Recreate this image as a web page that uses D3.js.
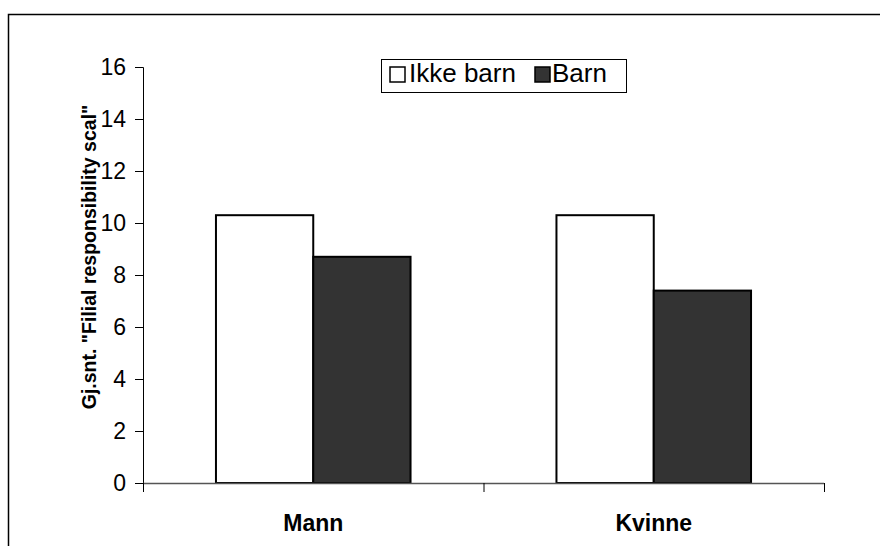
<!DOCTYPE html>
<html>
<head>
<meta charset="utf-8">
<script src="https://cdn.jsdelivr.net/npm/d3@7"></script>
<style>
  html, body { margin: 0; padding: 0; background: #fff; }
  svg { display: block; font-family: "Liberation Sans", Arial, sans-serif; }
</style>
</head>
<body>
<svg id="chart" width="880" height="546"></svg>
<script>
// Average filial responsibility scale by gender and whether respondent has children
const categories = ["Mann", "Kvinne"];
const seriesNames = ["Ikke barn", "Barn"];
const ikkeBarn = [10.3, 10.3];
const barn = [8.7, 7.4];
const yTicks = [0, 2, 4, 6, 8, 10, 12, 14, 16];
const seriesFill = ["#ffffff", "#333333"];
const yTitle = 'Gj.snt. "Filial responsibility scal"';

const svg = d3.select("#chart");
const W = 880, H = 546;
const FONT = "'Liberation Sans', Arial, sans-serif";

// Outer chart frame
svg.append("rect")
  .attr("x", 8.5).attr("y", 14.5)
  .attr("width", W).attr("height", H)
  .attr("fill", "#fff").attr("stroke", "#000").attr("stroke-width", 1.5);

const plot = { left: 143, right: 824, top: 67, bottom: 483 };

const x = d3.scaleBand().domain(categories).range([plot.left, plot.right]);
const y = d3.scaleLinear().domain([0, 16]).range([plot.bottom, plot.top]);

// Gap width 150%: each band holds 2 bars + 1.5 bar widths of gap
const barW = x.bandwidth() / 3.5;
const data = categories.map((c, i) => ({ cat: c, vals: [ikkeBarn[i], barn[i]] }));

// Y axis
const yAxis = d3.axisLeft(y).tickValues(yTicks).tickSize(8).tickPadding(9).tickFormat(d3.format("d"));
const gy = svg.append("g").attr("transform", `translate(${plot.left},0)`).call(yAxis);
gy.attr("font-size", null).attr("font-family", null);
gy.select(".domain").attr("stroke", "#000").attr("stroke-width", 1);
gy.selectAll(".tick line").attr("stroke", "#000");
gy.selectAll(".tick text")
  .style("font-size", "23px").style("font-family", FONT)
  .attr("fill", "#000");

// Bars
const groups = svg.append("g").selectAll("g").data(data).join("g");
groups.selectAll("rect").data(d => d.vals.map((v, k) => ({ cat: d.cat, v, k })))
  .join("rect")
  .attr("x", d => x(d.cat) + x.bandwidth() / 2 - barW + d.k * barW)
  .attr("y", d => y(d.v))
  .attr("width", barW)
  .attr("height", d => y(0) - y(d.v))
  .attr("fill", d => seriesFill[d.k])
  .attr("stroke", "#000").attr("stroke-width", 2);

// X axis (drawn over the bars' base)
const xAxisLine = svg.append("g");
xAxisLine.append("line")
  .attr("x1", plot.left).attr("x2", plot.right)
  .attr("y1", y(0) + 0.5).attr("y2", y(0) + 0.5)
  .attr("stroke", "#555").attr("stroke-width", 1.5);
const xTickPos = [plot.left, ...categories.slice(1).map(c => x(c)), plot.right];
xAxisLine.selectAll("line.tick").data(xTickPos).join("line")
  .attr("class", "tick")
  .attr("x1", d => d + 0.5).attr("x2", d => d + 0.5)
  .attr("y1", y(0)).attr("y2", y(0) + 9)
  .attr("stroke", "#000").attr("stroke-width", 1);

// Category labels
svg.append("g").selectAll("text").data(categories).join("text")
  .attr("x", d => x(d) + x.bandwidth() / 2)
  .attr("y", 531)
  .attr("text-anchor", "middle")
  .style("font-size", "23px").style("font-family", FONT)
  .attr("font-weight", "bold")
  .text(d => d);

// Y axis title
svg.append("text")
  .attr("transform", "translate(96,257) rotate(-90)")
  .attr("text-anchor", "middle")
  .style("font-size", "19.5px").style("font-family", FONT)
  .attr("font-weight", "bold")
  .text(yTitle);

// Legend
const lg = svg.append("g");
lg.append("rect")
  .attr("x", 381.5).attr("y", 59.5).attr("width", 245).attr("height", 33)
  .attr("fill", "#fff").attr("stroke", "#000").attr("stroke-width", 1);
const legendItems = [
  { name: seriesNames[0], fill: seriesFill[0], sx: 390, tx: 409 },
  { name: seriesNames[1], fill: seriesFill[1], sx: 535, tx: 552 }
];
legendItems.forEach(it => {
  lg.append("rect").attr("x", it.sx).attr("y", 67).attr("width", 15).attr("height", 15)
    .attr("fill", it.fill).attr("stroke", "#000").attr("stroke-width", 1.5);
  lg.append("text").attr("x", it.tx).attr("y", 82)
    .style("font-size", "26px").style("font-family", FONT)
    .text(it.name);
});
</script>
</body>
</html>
^^^^
Problem requirements
Set every line down exactly as written, leaving each picture out.

Output below
Recreate this image as a web page that uses D3.js.
<!DOCTYPE html>
<html>
<head>
<meta charset="utf-8">
<script src="https://cdn.jsdelivr.net/npm/d3@7"></script>
<style>
  html, body { margin: 0; padding: 0; background: #fff; }
  svg { display: block; font-family: "Liberation Sans", Arial, sans-serif; }
</style>
</head>
<body>
<svg id="chart" width="880" height="546"></svg>
<script>
// Average filial responsibility scale by gender and whether respondent has children
const categories = ["Mann", "Kvinne"];
const seriesNames = ["Ikke barn", "Barn"];
const ikkeBarn = [10.3, 10.3];
const barn = [8.7, 7.4];
const yTicks = [0, 2, 4, 6, 8, 10, 12, 14, 16];
const seriesFill = ["#ffffff", "#333333"];
const yTitle = 'Gj.snt. "Filial responsibility scal"';

const svg = d3.select("#chart");
const W = 880, H = 546;
const FONT = "'Liberation Sans', Arial, sans-serif";

// Outer chart frame
svg.append("rect")
  .attr("x", 8.5).attr("y", 14.5)
  .attr("width", W).attr("height", H)
  .attr("fill", "#fff").attr("stroke", "#000").attr("stroke-width", 1.5);

const plot = { left: 143, right: 824, top: 67, bottom: 483 };

const x = d3.scaleBand().domain(categories).range([plot.left, plot.right]);
const y = d3.scaleLinear().domain([0, 16]).range([plot.bottom, plot.top]);

// Gap width 150%: each band holds 2 bars + 1.5 bar widths of gap
const barW = x.bandwidth() / 3.5;
const data = categories.map((c, i) => ({ cat: c, vals: [ikkeBarn[i], barn[i]] }));

// Y axis
const yAxis = d3.axisLeft(y).tickValues(yTicks).tickSize(8).tickPadding(9).tickFormat(d3.format("d"));
const gy = svg.append("g").attr("transform", `translate(${plot.left},0)`).call(yAxis);
gy.attr("font-size", null).attr("font-family", null);
gy.select(".domain").attr("stroke", "#000").attr("stroke-width", 1);
gy.selectAll(".tick line").attr("stroke", "#000");
gy.selectAll(".tick text")
  .style("font-size", "23px").style("font-family", FONT)
  .attr("fill", "#000");

// Bars
const groups = svg.append("g").selectAll("g").data(data).join("g");
groups.selectAll("rect").data(d => d.vals.map((v, k) => ({ cat: d.cat, v, k })))
  .join("rect")
  .attr("x", d => x(d.cat) + x.bandwidth() / 2 - barW + d.k * barW)
  .attr("y", d => y(d.v))
  .attr("width", barW)
  .attr("height", d => y(0) - y(d.v))
  .attr("fill", d => seriesFill[d.k])
  .attr("stroke", "#000").attr("stroke-width", 2);

// X axis (drawn over the bars' base)
const xAxisLine = svg.append("g");
xAxisLine.append("line")
  .attr("x1", plot.left).attr("x2", plot.right)
  .attr("y1", y(0) + 0.5).attr("y2", y(0) + 0.5)
  .attr("stroke", "#555").attr("stroke-width", 1.5);
const xTickPos = [plot.left, ...categories.slice(1).map(c => x(c)), plot.right];
xAxisLine.selectAll("line.tick").data(xTickPos).join("line")
  .attr("class", "tick")
  .attr("x1", d => d + 0.5).attr("x2", d => d + 0.5)
  .attr("y1", y(0)).attr("y2", y(0) + 9)
  .attr("stroke", "#000").attr("stroke-width", 1);

// Category labels
svg.append("g").selectAll("text").data(categories).join("text")
  .attr("x", d => x(d) + x.bandwidth() / 2)
  .attr("y", 531)
  .attr("text-anchor", "middle")
  .style("font-size", "23px").style("font-family", FONT)
  .attr("font-weight", "bold")
  .text(d => d);

// Y axis title
svg.append("text")
  .attr("transform", "translate(96,257) rotate(-90)")
  .attr("text-anchor", "middle")
  .style("font-size", "19.5px").style("font-family", FONT)
  .attr("font-weight", "bold")
  .text(yTitle);

// Legend
const lg = svg.append("g");
lg.append("rect")
  .attr("x", 381.5).attr("y", 59.5).attr("width", 245).attr("height", 33)
  .attr("fill", "#fff").attr("stroke", "#000").attr("stroke-width", 1);
const legendItems = [
  { name: seriesNames[0], fill: seriesFill[0], sx: 390, tx: 409 },
  { name: seriesNames[1], fill: seriesFill[1], sx: 535, tx: 552 }
];
legendItems.forEach(it => {
  lg.append("rect").attr("x", it.sx).attr("y", 67).attr("width", 15).attr("height", 15)
    .attr("fill", it.fill).attr("stroke", "#000").attr("stroke-width", 1.5);
  lg.append("text").attr("x", it.tx).attr("y", 82)
    .style("font-size", "26px").style("font-family", FONT)
    .text(it.name);
});
</script>
</body>
</html>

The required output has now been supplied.